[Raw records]
▶

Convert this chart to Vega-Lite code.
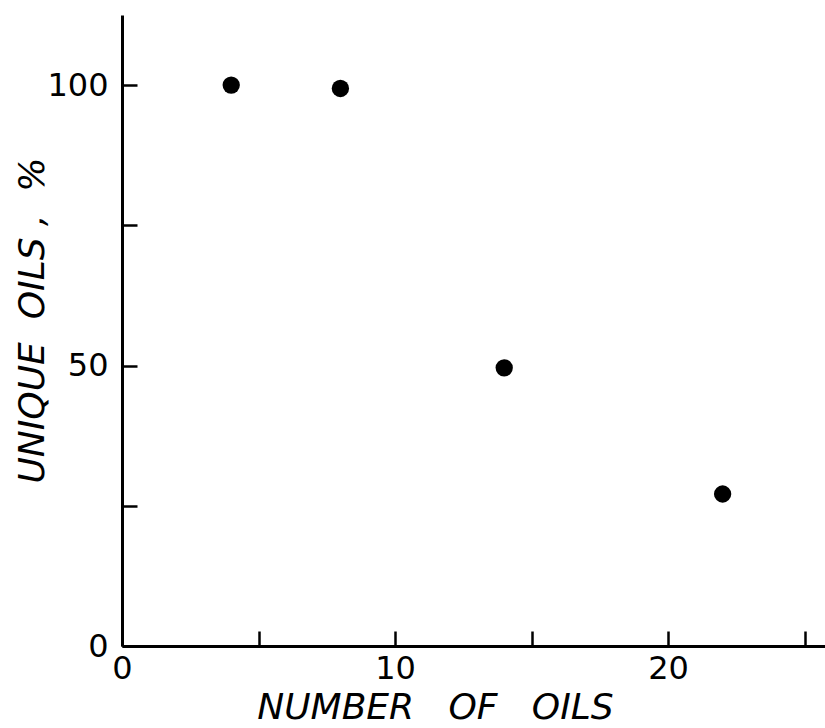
{
  "$schema": "https://vega.github.io/schema/vega-lite/v6.json",
  "width": 703,
  "height": 631,
  "autosize": {"type": "none"},
  "padding": {"left": 122, "top": 15, "right": 0, "bottom": 82},
  "background": "white",
  "config": {
    "view": {"stroke": null},
    "font": "DejaVu Sans",
    "axis": {
      "domainColor": "black",
      "domainWidth": 3,
      "tickColor": "black",
      "tickWidth": 2.5,
      "tickSize": -15,
      "grid": false,
      "labelColor": "black",
      "labelFont": "DejaVu Sans",
      "labelFontSize": 32,
      "labelOverlap": false,
      "labelFlush": false,
      "titleColor": "black",
      "titleFont": "DejaVu Sans",
      "titleFontSize": 36,
      "titleFontStyle": "italic",
      "titleFontWeight": "normal"
    }
  },
  "data": {
    "values": [
      {"oils": 4, "unique": 100},
      {"oils": 8, "unique": 99.4},
      {"oils": 14, "unique": 49.6},
      {"oils": 22, "unique": 27.1}
    ]
  },
  "mark": {"type": "point", "filled": true, "shape": "circle", "size": 300, "color": "black", "opacity": 1},
  "encoding": {
    "x": {
      "field": "oils",
      "type": "quantitative",
      "scale": {"domain": [0, 25.75], "nice": false, "zero": false},
      "axis": {
        "values": [0, 5, 10, 15, 20, 25],
        "labelExpr": "datum.value % 10 === 0 ? datum.label : ''",
        "labelPadding": 22,
        "title": "NUMBER\u00a0\u00a0\u00a0OF\u00a0\u00a0\u00a0OILS",
        "titleX": 313,
        "titleY": 72,
        "titleAlign": "center",
        "titleBaseline": "alphabetic",
        "titleAnchor": null
      }
    },
    "y": {
      "field": "unique",
      "type": "quantitative",
      "scale": {"domain": [0, 112.5], "nice": false, "zero": false},
      "axis": {
        "values": [0, 25, 50, 75, 100],
        "labelExpr": "datum.value % 50 === 0 ? datum.label : ''",
        "labelPadding": 29,
        "title": "UNIQUE\u00a0\u00a0OILS\u00a0,\u00a0\u00a0%",
        "titleX": -79,
        "titleY": 305,
        "titleAngle": -90,
        "titleAlign": "center",
        "titleBaseline": "alphabetic",
        "titleAnchor": null
      }
    }
  }
}
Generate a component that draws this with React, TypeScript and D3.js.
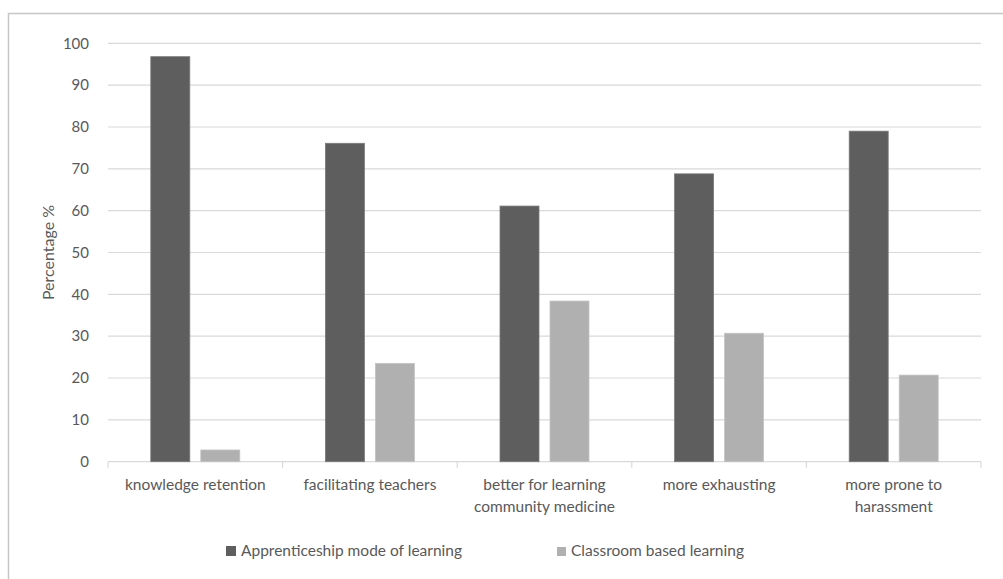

◀

### GIVEN TASK
How many lines of the listing above include the word "this"? State the number and nothing else.

### OUTPUT OF THE EXERCISE
2